Since my blog was first created and even after multiple revamps, there is no online-editing capability, until today as I am writing this post on the web. The solution is surprisingly simple that I couldn’t believe why I haven’t done this earlier.
I use a static site generator called Nanoc to convert posts written in markdown into HTML. One property of a static site generator is that I cannot edit my blog online unlike CMS such as WordPress, I couldn’t edit my blog online.
After an infrastructure change, I am now able to logon to a file editor on PC or mobile and see immediately the change I made on a clone of my blog in DEV environment.
Before
Before this infrastructure change has been made, I needed to
In order to make any change blog content, I have to open the posts, written markdown, using text editor, save it, and push it to GitHub such that the CI can compile and deploy the updated pages.

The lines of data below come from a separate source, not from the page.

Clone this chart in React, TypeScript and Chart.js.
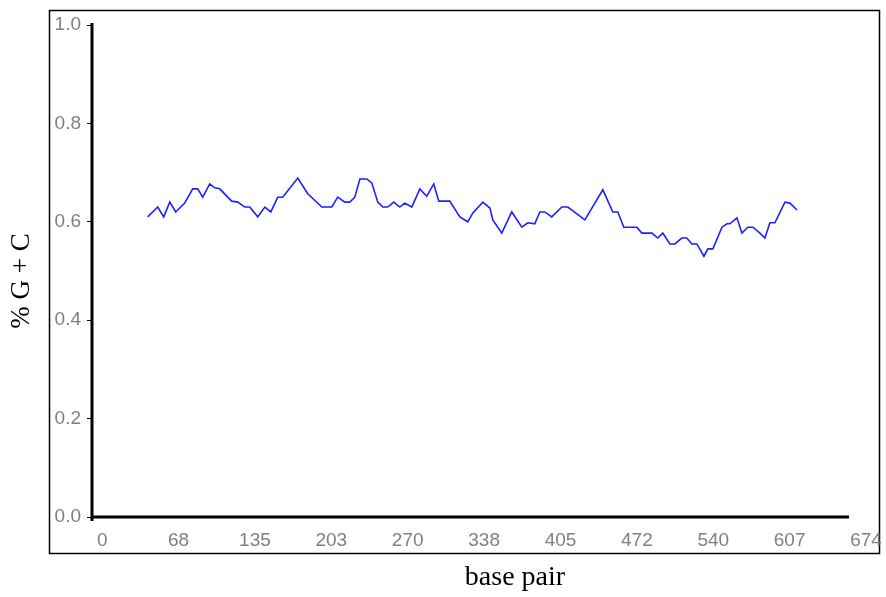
import React, { useEffect, useRef } from "react";
import { Chart, registerables } from "chart.js";

Chart.register(...registerables);

// Data: base-pair positions and % G+C (sliding window)
const basePairs = [
  40.2, 49.0, 54.3, 59.6, 64.9, 72.8, 79.9, 84.3, 88.7, 94.9,
  99.3, 103.7, 114.3, 119.6, 125.8, 130.2, 137.3, 143.5, 148.8, 154.9,
  159.3, 172.6, 181.4, 193.8, 202.6, 207.9, 214.1, 218.5, 222.9, 227.4,
  233.5, 237.9, 243.2, 247.6, 252.0, 257.3, 262.6, 267.0, 273.2, 280.3,
  286.4, 292.6, 297.0, 306.7, 315.6, 322.6, 327.1, 335.9, 342.1, 344.7,
  352.6, 361.4, 370.3, 375.6, 381.7, 386.2, 390.6, 396.7, 405.6, 410.9,
  425.9, 441.8, 450.6, 455.0, 460.3, 471.8, 476.2, 485.0, 490.3, 494.7,
  500.9, 505.3, 511.5, 515.9, 520.3, 524.7, 531.0, 534.5, 538.9, 546.9,
  551.3, 553.9, 560.1, 564.5, 569.8, 574.2, 580.4, 584.8, 589.2, 593.6,
  602.5, 606.9, 613.1,
];
const gcValues = [
  0.61, 0.63, 0.61, 0.64, 0.62, 0.638, 0.667, 0.667, 0.65, 0.677,
  0.669, 0.667, 0.642, 0.64, 0.63, 0.63, 0.61, 0.63, 0.62, 0.65,
  0.65, 0.689, 0.657, 0.63, 0.63, 0.65, 0.64, 0.64, 0.65, 0.687,
  0.687, 0.679, 0.64, 0.63, 0.63, 0.64, 0.63, 0.638, 0.63, 0.667,
  0.652, 0.677, 0.642, 0.642, 0.61, 0.6, 0.618, 0.64, 0.628, 0.604,
  0.577, 0.62, 0.589, 0.598, 0.596, 0.62, 0.62, 0.61, 0.63, 0.63,
  0.604, 0.665, 0.62, 0.62, 0.589, 0.589, 0.577, 0.577, 0.567, 0.577,
  0.555, 0.555, 0.567, 0.567, 0.555, 0.555, 0.53, 0.545, 0.545, 0.589,
  0.596, 0.596, 0.608, 0.577, 0.589, 0.589, 0.577, 0.567, 0.598, 0.598,
  0.64, 0.638, 0.624,
];
const xMin = -9;
const xMax = 674;
const xTickLabels = ["0", "68", "135", "203", "270", "338", "405", "472", "540", "607", "674"];
const yTitle = "% G + C";
const xTitle = "base pair";

const tickFont = { family: "'Liberation Sans', Arial, sans-serif", size: 19 };
const tickColor = "#808080";

const framePlugin = {
  id: "frame",
  beforeDraw(chart: any) {
    const ctx = chart.ctx;
    ctx.save();
    ctx.fillStyle = "#ffffff";
    ctx.fillRect(0, 0, chart.width, chart.height);
    ctx.strokeStyle = "#000000";
    ctx.lineWidth = 1.5;
    ctx.strokeRect(49.5, 10.5, 830, 543);
    ctx.restore();
  },
  afterDraw(chart: any) {
    const ctx = chart.ctx;
    const { left, right, top, bottom } = chart.chartArea;
    ctx.save();
    ctx.strokeStyle = "#000000";
    ctx.lineWidth = 3;
    ctx.beginPath();
    ctx.moveTo(left, top - 2);
    ctx.lineTo(left, bottom + 4);
    ctx.moveTo(left, bottom);
    ctx.lineTo(right - 17, bottom);
    ctx.stroke();
    // axis titles
    ctx.fillStyle = "#000000";
    ctx.textAlign = "center";
    ctx.textBaseline = "middle";
    ctx.font = "28px 'Liberation Serif', 'Times New Roman', serif";
    ctx.fillText(xTitle, 515, 578);
    ctx.font = "27px 'Liberation Serif', 'Times New Roman', serif";
    ctx.translate(22, 281);
    ctx.rotate(-Math.PI / 2);
    ctx.fillText(yTitle, 0, 0);
    ctx.restore();
  },
};

export default function App() {
  const ref = useRef<HTMLCanvasElement>(null);
  useEffect(() => {
    document.body.style.margin = "0";
    const chart = new Chart(ref.current!, {
      type: "line",
      data: {
        datasets: [
          {
            data: basePairs.map((x, i) => ({ x, y: gcValues[i] })),
            borderColor: "#1f1fff",
            borderWidth: 1.6,
            pointRadius: 0,
            tension: 0,
            fill: false,
          },
        ],
      },
      options: {
        responsive: false,
        animation: false,
        layout: { padding: { top: 25, right: 20, left: 0, bottom: 0 } },
        plugins: { legend: { display: false }, tooltip: { enabled: false }, title: { display: false } },
        scales: {
          x: {
            type: "linear",
            min: xMin,
            max: xMax,
            afterBuildTicks: (scale: any) => {
              scale.ticks = xTickLabels.map((_, i) => ({ value: (i * xMax) / (xTickLabels.length - 1) }));
            },
            afterFit: (scale: any) => {
              scale.height = 80;
              scale.paddingRight = 0;
              scale.paddingLeft = 0;
            },
            ticks: {
              autoSkip: false,
              maxRotation: 0,
              padding: 12,
              color: tickColor,
              font: tickFont,
              callback: (_v: any, i: number) => xTickLabels[i],
            },
            grid: { display: true, drawOnChartArea: false, drawTicks: false },
            border: { display: false },
          },
          y: {
            min: 0,
            max: 1,
            afterFit: (scale: any) => {
              scale.width = 92;
              scale.paddingTop = 0;
              scale.paddingBottom = 0;
            },
            ticks: {
              stepSize: 0.2,
              padding: 6,
              color: tickColor,
              font: tickFont,
              callback: (v: any) => Number(v).toFixed(1),
            },
            grid: { drawOnChartArea: false, drawTicks: true, tickLength: 5, color: "#000000", lineWidth: 1 },
            border: { display: false },
          },
        },
      },
      plugins: [framePlugin],
    });
    return () => chart.destroy();
  }, []);
  return (
    <div style={{ width: 886, height: 597 }}>
      <canvas ref={ref} width={886} height={597} style={{ display: "block" }} />
    </div>
  );
}
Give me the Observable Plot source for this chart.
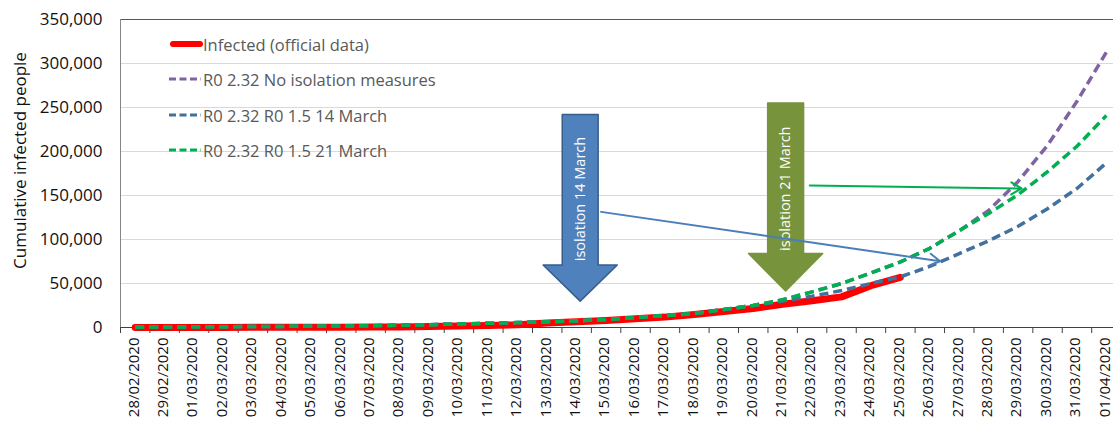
<!DOCTYPE html>
<html>
<head>
<meta charset="utf-8">
<script src="https://cdn.jsdelivr.net/npm/d3@7"></script>
<script src="https://cdn.jsdelivr.net/npm/@observablehq/plot@0.6"></script>
<style>
  html, body { margin: 0; padding: 0; background: #fff; }
  #wrap { position: relative; width: 1113px; height: 421px; overflow: hidden; font-family: "Open Sans", sans-serif; }
  .leg { position: absolute; left: 0; top: 0; }
  .leg-row { position: absolute; display: flex; align-items: center; white-space: nowrap; font-size: 16.5px; color: #595959; }
</style>
</head>
<body>
<div id="wrap"></div>
<script>
// ---- data ----
const dates = ["28/02/2020","29/02/2020","01/03/2020","02/03/2020","03/03/2020","04/03/2020","05/03/2020","06/03/2020","07/03/2020","08/03/2020","09/03/2020","10/03/2020","11/03/2020","12/03/2020","13/03/2020","14/03/2020","15/03/2020","16/03/2020","17/03/2020","18/03/2020","19/03/2020","20/03/2020","21/03/2020","22/03/2020","23/03/2020","24/03/2020","25/03/2020","26/03/2020","27/03/2020","28/03/2020","29/03/2020","30/03/2020","31/03/2020","01/04/2020"];
const official = [30,45,85,120,165,220,260,400,500,670,1070,1700,2280,3150,5200,6400,8000,9900,11800,14800,18100,21600,26500,30300,34800,47500,57000];
const noIsolation = [500,600,750,900,1050,1250,1450,1700,2000,2500,3200,4000,4800,5600,6400,7600,9100,11300,13600,16000,20500,25000,31500,40500,50000,62000,74500,90000,110000,133000,166000,207000,257000,313000];
const iso14March = [500,600,750,900,1050,1250,1450,1700,2000,2500,3200,4000,4800,5600,6400,7600,9100,11300,13600,16000,20500,25000,30000,35500,42000,50000,57500,69500,84000,98500,115000,135000,158000,187000];
const iso21March = [500,600,750,900,1050,1250,1450,1700,2000,2500,3200,4000,4800,5600,6400,7600,9100,11300,13600,16000,20500,25000,31500,40500,50000,62000,74500,90000,110000,129500,151000,177000,206000,241000];
const yTicks = [0,50000,100000,150000,200000,250000,300000,350000];
const seriesNames = ["Infected (official data)","R0 2.32 No isolation measures","R0 2.32 R0 1.5 14 March","R0 2.32 R0 1.5 21 March"];
const seriesColors = ["#ff0000","#8064a2","#41719c","#00b050"];
const yTitle = "Cumulative infected people";

// annotations (in data units: x = day index, y = people)
const blockArrows = [
  {label: "isolation 14 March", at: 15.12, top: 242000, neck: 71000, tip: 30000, textY: 146000, fill: "#4f81bd", stroke: "#385d8a"},
  {label: "isolation 21 March", at: 22.1, top: 255000, neck: 84000, tip: 41600, textY: 157700, fill: "#77933c", stroke: "#77933c"}
];
const pointerArrows = [
  {x1: 15.83, y1: 131400, x2: 27.35, y2: 75300, color: "#4a7ebb"},
  {x1: 22.92, y1: 161400, x2: 30.12, y2: 158000, color: "#00b050"}
];

// ---- build ----
const toRows = (arr) => arr.map((v, i) => ({i, v}));
const idx = d3.range(dates.length);
const bounds = d3.range(dates.length + 1).map(k => k - 0.5);

const shaftHalf = 0.61, headHalf = 1.26;
const arrowPoly = (a) => [
  {x: a.at - shaftHalf, y: a.top}, {x: a.at + shaftHalf, y: a.top},
  {x: a.at + shaftHalf, y: a.neck}, {x: a.at + headHalf, y: a.neck},
  {x: a.at, y: a.tip},
  {x: a.at - headHalf, y: a.neck}, {x: a.at - shaftHalf, y: a.neck}
];

const dash = {strokeWidth: 3.5, strokeDasharray: "9,5", strokeLinecap: "butt"};

const chart = Plot.plot({
  width: 1113,
  height: 421,
  marginTop: 19,
  marginBottom: 94,
  marginLeft: 120,
  marginRight: 0,
  style: {fontFamily: "Open Sans, sans-serif", background: "white"},
  x: {type: "linear", domain: [-0.5, dates.length - 0.5], range: [120, 120 + 29.43 * dates.length]},
  y: {domain: [0, 350000]},
  marks: [
    Plot.gridY(yTicks.filter(t => t > 0 && t < 350000), {stroke: "#d9d9d9", strokeOpacity: 1}),
    Plot.ruleY([350000], {stroke: "#595959"}),
    Plot.axisY({ticks: yTicks, tickFormat: d3.format(","), tickSize: 0, tickPadding: 18, fontSize: 17, fill: "#111", label: null}),
    Plot.text([yTitle], {frameAnchor: "left", dx: -100, dy: -13, rotate: -90, textAnchor: "middle", fontSize: 17, fill: "#111"}),
    Plot.axisX({ticks: idx, tickFormat: i => dates[i], tickRotate: -90, tickSize: 0, tickPadding: 10, dx: -1.5, fontSize: 15, fill: "#111", label: null}),
    Plot.axisX({ticks: bounds, tickFormat: () => "", tickSize: 6, stroke: "#404040", label: null}),
    Plot.ruleY([0], {stroke: "#404040"}),
    Plot.ruleX([-0.5], {stroke: "#868686"}),
    // block arrows
    ...blockArrows.map(a => Plot.line(arrowPoly(a), {x: "x", y: "y", curve: "linear-closed", fill: a.fill, stroke: a.stroke, strokeWidth: 1.5})),
    Plot.text(blockArrows, {x: "at", y: "textY", text: "label", rotate: -90, fill: "white", fontSize: 14.5}),
    // data lines
    Plot.line(toRows(official), {x: "i", y: "v", stroke: seriesColors[0], strokeWidth: 7, strokeLinejoin: "round"}),
    Plot.line(toRows(noIsolation), {x: "i", y: "v", stroke: seriesColors[1], ...dash}),
    Plot.line(toRows(iso14March), {x: "i", y: "v", stroke: seriesColors[2], ...dash}),
    Plot.line(toRows(iso21March), {x: "i", y: "v", stroke: seriesColors[3], ...dash}),
    // pointer arrows
    Plot.arrow(pointerArrows, {x1: "x1", y1: "y1", x2: "x2", y2: "y2", stroke: "color", strokeWidth: 2, headLength: 9})
  ]
});

const wrap = document.getElementById("wrap");
wrap.appendChild(chart);

// legend overlay
const leg = document.createElement("div");
leg.className = "leg";
const rowY = [44, 79, 115, 150];
seriesNames.forEach((name, k) => {
  const row = document.createElement("div");
  row.className = "leg-row";
  row.style.left = "168px";
  row.style.top = (rowY[k] - 11) + "px";
  row.style.height = "22px";
  const solid = k === 0;
  row.innerHTML = `<svg width="35" height="22" style="display:block">
    <line x1="${solid ? 5 : 1}" x2="${solid ? 32 : 33}" y1="11" y2="11" stroke="${seriesColors[k]}"
      stroke-width="${solid ? 6 : 3}" stroke-linecap="${solid ? "round" : "butt"}" ${solid ? "" : 'stroke-dasharray="7,3.5"'}/></svg><span>${name}</span>`;
  leg.appendChild(row);
});
wrap.appendChild(leg);
</script>
</body>
</html>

There is no need to change any of the existing flow. The issue that troubles me so far has only been the part where I cannot edit online. Being a lazy, I don’t want to migrate my blog to a headless CMS either — that’ll be an overkill and I don’t like my data being tied to one specific platform.
Therefore, I cloned the existing setup and added online content editing, hopefully together they work as planned.
After
The Dev server I have been using came with Nanoc. Nanoc itself doesn’t listen to file change unless you couple it with Guard, which has been bundled into the release of Nanoc I am running on.
Basically, I run nanoc live
and it recompiles the diff every time I save a
file. The site sits behind a Nginx reverse proxy with basic auth
just like how I did for many things else.
I spent a hour searching online for something I can just easily hook onto a folder so that I can edit the folder content on a web page, ideally with Docker. So far, only File Browser fits the bill, and man it looks and works great.
Isn’t this super obvious? I was surprised when I wrote this setup down on paper, wondering why haven’t I figured it out earlier, and even wasting an afternoon looking at some headless CMS offerings.
The purpose of running my own server and a few web services is so that I can learn to be lazy. And with this zero-migration setup, lazy I am.